* START Recorded information *
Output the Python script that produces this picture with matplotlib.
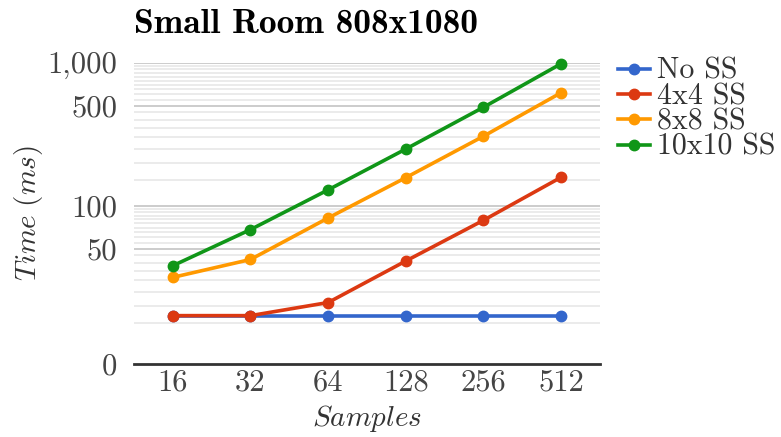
import matplotlib
matplotlib.use("Agg")
import matplotlib.pyplot as plt
from matplotlib.ticker import FixedLocator, FixedFormatter, NullFormatter

plt.rcParams['mathtext.fontset'] = 'cm'
plt.rcParams['font.family'] = ['cmr10', 'DejaVu Sans']
plt.rcParams['axes.formatter.use_mathtext'] = True

categories = ["16", "32", "64", "128", "256", "512"]
series_names = ["No SS", "4x4 SS", "8x8 SS", "10x10 SS"]
no_ss = [17, 17, 17, 17, 17, 17]
ss_4x4 = [17, 17, 21, 41, 79, 158]
ss_8x8 = [31.5, 42, 82, 157, 306, 617]
ss_10x10 = [38, 68, 129, 249, 488, 984]
colors = ["#3366cc", "#dc3912", "#ff9900", "#109618"]

y_bottom = 7.8
y_top = 1000
major_ticks = [50, 100, 500, 1000]
major_labels = ["50", "100", "500", "1,000"]
minor_ticks = ([15, 20, 25, 30, 35, 40, 45] + list(range(55, 100, 5))
               + list(range(150, 500, 50)) + list(range(550, 1000, 50)))

fig = plt.figure(figsize=(7.81, 4.37), dpi=100)
ax = fig.add_axes([134/781, 1 - 364/437, (600-134)/781, (364-62.7)/437])

x = list(range(len(categories)))
for vals, name, c in zip([no_ss, ss_4x4, ss_8x8, ss_10x10], series_names, colors):
    ax.plot(x, vals, color=c, lw=2.6, marker='o', ms=7.5, label=name,
            clip_on=False, zorder=3)

ax.set_yscale('log')
ax.set_ylim(y_bottom, y_top)
ax.set_xlim(-0.5, len(categories) - 0.5)

ax.yaxis.set_major_locator(FixedLocator([y_bottom] + major_ticks))
ax.yaxis.set_major_formatter(FixedFormatter(["0"] + major_labels))
ax.yaxis.set_minor_locator(FixedLocator(minor_ticks))
ax.yaxis.set_minor_formatter(NullFormatter())

ax.set_xticks(x)
ax.set_xticklabels(categories)

for t in major_ticks:
    ax.axhline(t, color="#cccccc", lw=1.4, zorder=1)
for t in minor_ticks:
    ax.axhline(t, color="#ebebeb", lw=1.4, zorder=0.9)

for s in ['left', 'right', 'top']:
    ax.spines[s].set_visible(False)
ax.spines['bottom'].set_color('#333333')
ax.spines['bottom'].set_linewidth(2)
ax.tick_params(axis='both', which='both', length=0, colors='#444444', labelsize=22)
ax.tick_params(axis='y', pad=12)
ax.tick_params(axis='x', pad=4)

ax.set_title("Small Room 808x1080", family='cmb10', fontsize=25.5, loc='left',
             x=0.0, y=1.07, color='#000000')
ax.set_ylabel(r"$Time\ (ms)$", fontsize=21, color='#333333', labelpad=2)
ax.set_xlabel(r"$Samples$", fontsize=21, color='#333333', labelpad=4)

leg = ax.legend(loc='upper left', bbox_to_anchor=(1.0386, 1.017), frameon=False,
                fontsize=21.5, handlelength=1.07, handletextpad=0.23,
                labelspacing=-0.07, borderaxespad=0, borderpad=0)
for t in leg.get_texts():
    t.set_color('#333333')

fig.savefig("out.png", dpi=100)
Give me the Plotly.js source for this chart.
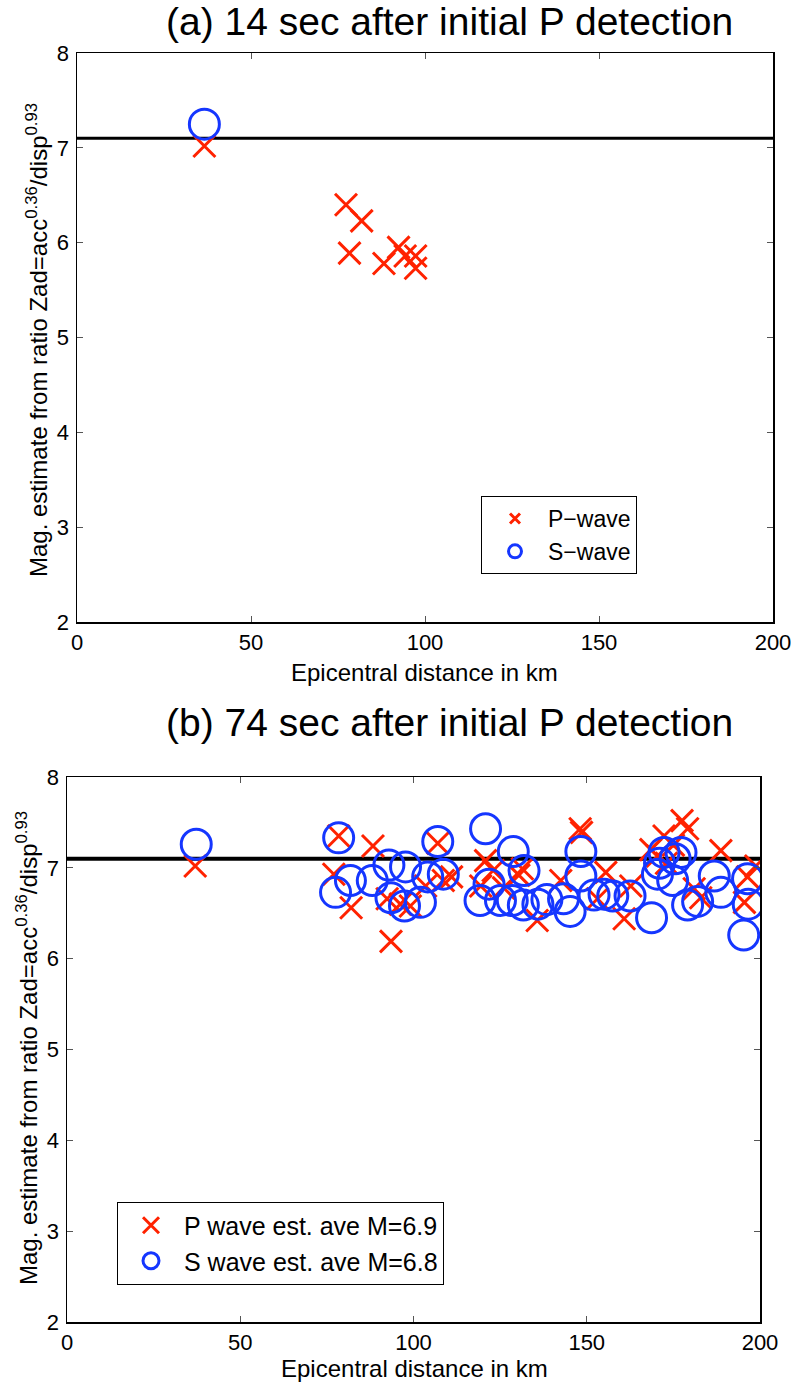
<!DOCTYPE html>
<html>
<head>
<meta charset="utf-8">
<script src="https://cdn.plot.ly/plotly-3.0.1.min.js"></script>
<style>html,body{margin:0;padding:0;background:#fff;}#chart{width:796px;height:1383px;}</style>
</head>
<body>
<div id="chart"></div>
<script>
// ---- Data ----
const titleA = "(a) 14 sec after initial P detection";
const titleB = "(b) 74 sec after initial P detection";
const xTitle = "Epicentral distance in km";
const yTitle = "Mag. estimate from ratio Zad=acc<sup>0.36</sup>/disp<sup>0.93</sup>";
const xTickVals = [0, 50, 100, 150, 200];
const yTickVals = [2, 3, 4, 5, 6, 7, 8];
const refMag = 7.1;
const refDist = [0, 200];

// Panel (a)
const pA_dist = [36.6, 77.3, 81.8, 78.3, 88.2, 92.4, 94.3, 97.3, 97.3];
const pA_mag  = [7.02, 6.40, 6.23, 5.89, 5.78, 5.95, 5.86, 5.86, 5.73];
const sA_dist = [36.6];
const sA_mag  = [7.25];

// Panel (b)
const pB_dist = [37.0, 78.4, 77.0, 82.0, 88.3, 93.5, 92.4, 96.2, 99.1, 103.5, 107.0, 108.6,
                 119.4, 120.8, 123.0, 130.4, 131.4, 135.7, 142.5, 148.1, 148.5, 153.1, 155.5,
                 160.8, 162.7, 168.5, 170.4, 172.3, 175.0, 177.5, 179.1, 181.0, 182.9, 188.7,
                 196.4, 198.8, 195.5, 173.0, 126.0, 111.0];
const pB_mag  = [7.02, 7.35, 6.93, 6.56, 7.24, 6.19, 6.66, 6.60, 6.58, 6.80, 7.27, 6.86,
                 6.80, 7.08, 6.97, 6.92, 6.99, 6.42, 6.86, 7.43, 7.39, 6.66, 6.95,
                 6.44, 6.80, 7.20, 7.13, 7.35, 7.25, 7.52, 7.43, 6.77, 6.67, 7.19,
                 6.90, 7.02, 6.62, 7.05, 6.78, 6.90];
const sB_dist = [37.3, 78.4, 107.0, 120.8, 128.8, 131.9, 92.9, 97.7, 81.8, 88.1, 77.5, 104.1,
                 108.6, 93.5, 97.4, 102.0, 121.8, 119.2, 125.1, 128.5, 131.7, 135.9, 138.5,
                 143.3, 145.2, 148.3, 148.3, 152.1, 155.0, 157.5, 162.5, 168.7, 170.4, 172.3,
                 177.2, 174.8, 179.1, 182.0, 186.8, 188.7, 196.4, 196.6, 195.3, 171.0, 175.5];
const sB_mag  = [7.26, 7.33, 7.29, 7.43, 7.18, 6.97, 7.03, 7.01, 6.86, 6.86, 6.73, 6.90,
                 6.93, 6.67, 6.58, 6.62, 6.82, 6.64, 6.64, 6.64, 6.59, 6.60, 6.65,
                 6.66, 6.52, 7.18, 6.91, 6.70, 6.71, 6.69, 6.69, 6.45, 6.93, 7.17,
                 7.17, 6.86, 6.59, 6.63, 6.91, 6.73, 6.88, 6.60, 6.26, 7.05, 7.10];

const legA = ["P\u2212wave", "S\u2212wave"];
const legB = ["P wave est. ave M=6.9", "S wave est. ave M=6.8"];

// ---- Styling ----
const W = 796, H = 1383;
const RED = "#ff2200", BLUE = "#1536ff";
const FONT = "Liberation Sans, Arial, Helvetica, sans-serif";
const px = v => v / W;
const py = v => 1 - v / H;

function axis(domain, anchor, isX, ticks) {
  return {
    domain: domain, anchor: anchor,
    range: isX ? [0, 200] : [2, 8],
    tickvals: ticks, ticktext: ticks.map(String),
    ticks: "inside", ticklen: 6, tickwidth: 1, tickcolor: "#555",
    showline: true, linecolor: "#000", linewidth: 1.5, mirror: "ticks",
    showgrid: false, zeroline: false,
    tickfont: {family: FONT, size: 22, color: "#000"},
    ticklabelstandoff: isX ? 0 : 2,
    fixedrange: true
  };
}

const crossMarker = {symbol: "x-thin-open", size: 22, color: RED, line: {width: 3, color: RED}};
const circMarker = {symbol: "circle-open", size: 30, color: BLUE, line: {width: 3, color: BLUE}};

const traces = [
  // Panel (a)
  {x: refDist, y: [refMag, refMag], xaxis: "x", yaxis: "y", mode: "lines", line: {color: "#000", width: 3}, showlegend: false, hoverinfo: "skip"},
  {x: pA_dist, y: pA_mag, xaxis: "x", yaxis: "y", mode: "markers", marker: crossMarker, showlegend: false},
  {x: sA_dist, y: sA_mag, xaxis: "x", yaxis: "y", mode: "markers", marker: circMarker, showlegend: false},
  {x: [null], y: [null], xaxis: "x", yaxis: "y", mode: "markers", name: legA[0], legend: "legend",
   marker: {symbol: "x-thin-open", size: 10, color: RED, line: {width: 3, color: RED}}},
  {x: [null], y: [null], xaxis: "x", yaxis: "y", mode: "markers", name: legA[1], legend: "legend",
   marker: {symbol: "circle-open", size: 13, color: BLUE, line: {width: 3, color: BLUE}}},
  // Panel (b)
  {x: refDist, y: [refMag, refMag], xaxis: "x2", yaxis: "y2", mode: "lines", line: {color: "#000", width: 4}, showlegend: false, hoverinfo: "skip"},
  {x: pB_dist, y: pB_mag, xaxis: "x2", yaxis: "y2", mode: "markers", marker: crossMarker, showlegend: false},
  {x: sB_dist, y: sB_mag, xaxis: "x2", yaxis: "y2", mode: "markers", marker: circMarker, showlegend: false},
  {x: [null], y: [null], xaxis: "x2", yaxis: "y2", mode: "markers", name: legB[0], legend: "legend2",
   marker: {symbol: "x-thin-open", size: 16, color: RED, line: {width: 3, color: RED}}},
  {x: [null], y: [null], xaxis: "x2", yaxis: "y2", mode: "markers", name: legB[1], legend: "legend2",
   marker: {symbol: "circle-open", size: 16, color: BLUE, line: {width: 3, color: BLUE}}}
];

function ann(text, x, y, size, angle) {
  return {text: text, x: px(x), y: py(y), xref: "paper", yref: "paper",
          xanchor: "center", yanchor: "middle", showarrow: false, textangle: angle || 0,
          font: {family: FONT, size: size, color: "#000"}};
}

const layout = {
  width: W, height: H,
  margin: {l: 0, r: 0, t: 0, b: 0},
  paper_bgcolor: "#fff", plot_bgcolor: "#fff",
  font: {family: FONT, color: "#000"},
  xaxis: axis([px(77), px(773)], "y", true, xTickVals),
  yaxis: axis([py(622), py(53)], "x", false, yTickVals),
  xaxis2: axis([px(67), px(760)], "y2", true, xTickVals),
  yaxis2: axis([py(1322), py(777)], "x2", false, yTickVals),
  legend: {x: px(481), y: py(535), xanchor: "left", yanchor: "middle",
           bgcolor: "#fff", bordercolor: "#000", borderwidth: 1,
           font: {family: FONT, size: 23, color: "#000"}, itemsizing: "trace",
           tracegroupgap: 0, itemwidth: 56},
  legend2: {x: px(117), y: py(1243), xanchor: "left", yanchor: "middle",
           bgcolor: "#fff", bordercolor: "#000", borderwidth: 1,
           font: {family: FONT, size: 25, color: "#000"}, itemsizing: "trace",
           tracegroupgap: 0, itemwidth: 56},
  annotations: [
    ann(titleA, 450, 22, 39),
    ann(titleB, 450, 722, 39),
    ann(xTitle, 425, 672, 24),
    ann(xTitle, 414, 1368, 24),
    ann(yTitle, 37, 340, 24, -90),
    ann(yTitle, 27, 1048, 24, -90)
  ],
  showlegend: true
};

Plotly.newPlot("chart", traces, layout, {staticPlot: true, displayModeBar: false});
</script>
</body>
</html>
* END Recorded information *
(What to work on) Scan the material for lines with the word "this", and copy each line you find.

(Answer to the problem)
Output the Python script that produces this picture with matplotlib.
Give me the Plotly.js source for this chart.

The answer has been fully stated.